Circular dichroism in few-photon ionization of excited, polarized, and dressed lithium atoms

We report on an experiment studying the few-photon ionization of atomic lithium. The experiment consist of three parts: First, an all-optical atom trap to prepare an atomic lithium target cloud at milli-Kelvin temperatures where the atoms can be excited and polarized to the 2p (m$_l$=+1); second, an OPCPA that provides intense (typ. 10$^{12}$W/cm$^2$) femtosecond laser pulses with a bandwidth of about 20nm and a center wavelength that can be tuned between 660 and about 800nm; and third, a cold target recoil ion momentum spectrometer (COLTRIMS) recording the photo-electron and recoil ion momenta. In a first investigation we studied circular dichroism for photon energies close to the lithium 2s-2p or 2p-3s resonances.
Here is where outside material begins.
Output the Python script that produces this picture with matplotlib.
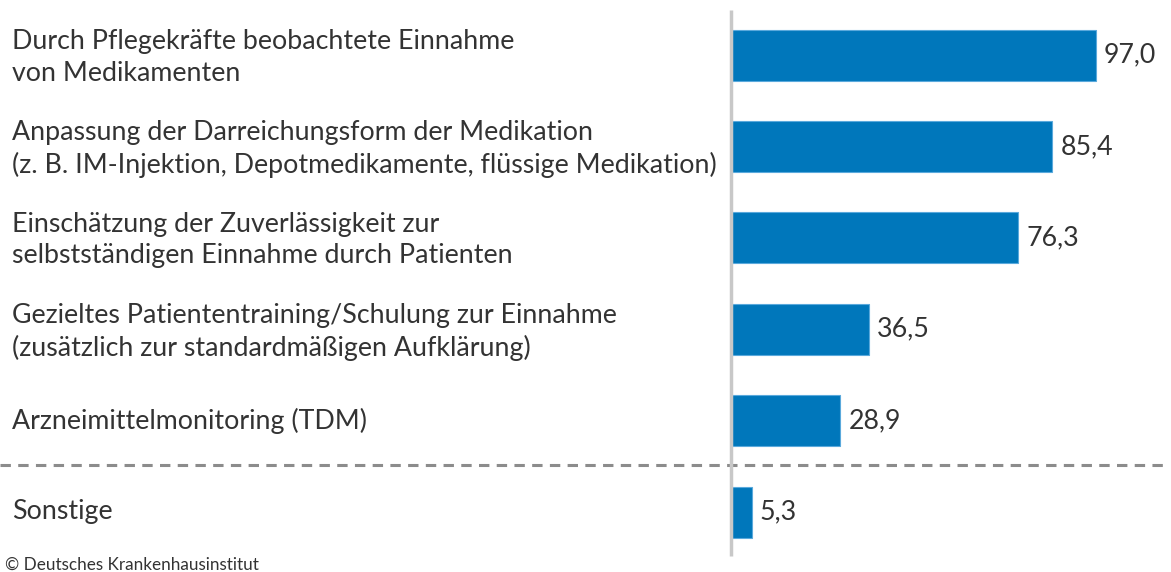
import matplotlib
matplotlib.use("Agg")
import matplotlib.pyplot as plt

categories = [
    "Durch Pflegekräfte beobachtete Einnahme\nvon Medikamenten",
    "Anpassung der Darreichungsform der Medikation\n(z. B. IM-Injektion, Depotmedikamente, flüssige Medikation)",
    "Einschätzung der Zuverlässigkeit zur\nselbstständigen Einnahme durch Patienten",
    "Gezieltes Patiententraining/Schulung zur Einnahme\n(zusätzlich zur standardmäßigen Aufklärung)",
    "Arzneimittelmonitoring (TDM)",
    "Sonstige",
]
values = [97.0, 85.4, 76.3, 36.5, 28.9, 5.3]
value_labels = ["97,0", "85,4", "76,3", "36,5", "28,9", "5,3"]

W, H = 1171, 572
fig = plt.figure(figsize=(W / 100, H / 100), dpi=100)
ax = fig.add_axes([0, 0, 1, 1])
ax.set_axis_off()

px_per_unit = 3.75
x0 = 732
ax.set_xlim(-x0 / px_per_unit, (W - x0) / px_per_unit)
spacing = 91.4
top = 55
ax.set_ylim((H - top) / spacing, -top / spacing)

font = "Lato"
txt_color = "#333333"
bar_color = "#0077bb"
fs = 19.3

pos = list(range(len(values)))
ax.barh(pos, values, height=51 / spacing, color=bar_color,
        edgecolor="#5aa9dc", linewidth=0.8, zorder=2)

for p, v, lab, cat in zip(pos, values, value_labels, categories):
    ax.text(v + 8 / px_per_unit, p, lab, va="center", ha="left",
            fontsize=fs, family=font, color=txt_color)
    dy = 2.5 / spacing if "\n" in cat else 0
    ax.text(-(x0 - 12) / px_per_unit, p + dy, cat, va="center", ha="left",
            fontsize=fs, family=font, color=txt_color, linespacing=1.32)

# vertical axis line
ax.plot([-1 / px_per_unit, -1 / px_per_unit],
        [-(top - 10) / spacing, (556 - top) / spacing],
        color="#c8c8c8", lw=2.5, zorder=3, solid_capstyle="butt")

# dashed separator
ax.plot([-x0 / px_per_unit, (1165 - x0) / px_per_unit],
        [(465 - top) / spacing] * 2,
        color="#8c8c8c", lw=2.2, ls=(0, (3.4, 2.4)), zorder=1)

fig.text(5 / W, 1 - 565 / H, "© Deutsches Krankenhausinstitut",
         fontsize=12.3, family=font, color=txt_color, va="center", ha="left")

fig.savefig("out.png", dpi=100)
The dressing of the atoms in the field of the ionizing laser causes Autler-Townes shifts that strongly depend on the polarizations of the excited target atoms and of the laser field. This results in a strong circular dichroism that affects not only the total ionization rate and the photo-electron angular distributions but also the energy of the emitted photons. The measured energy spectra and momentum distributions are in very good agreement with a theoretical model solving the time-dependent Schr{\"o}dinger equation in the single-active electron approximation.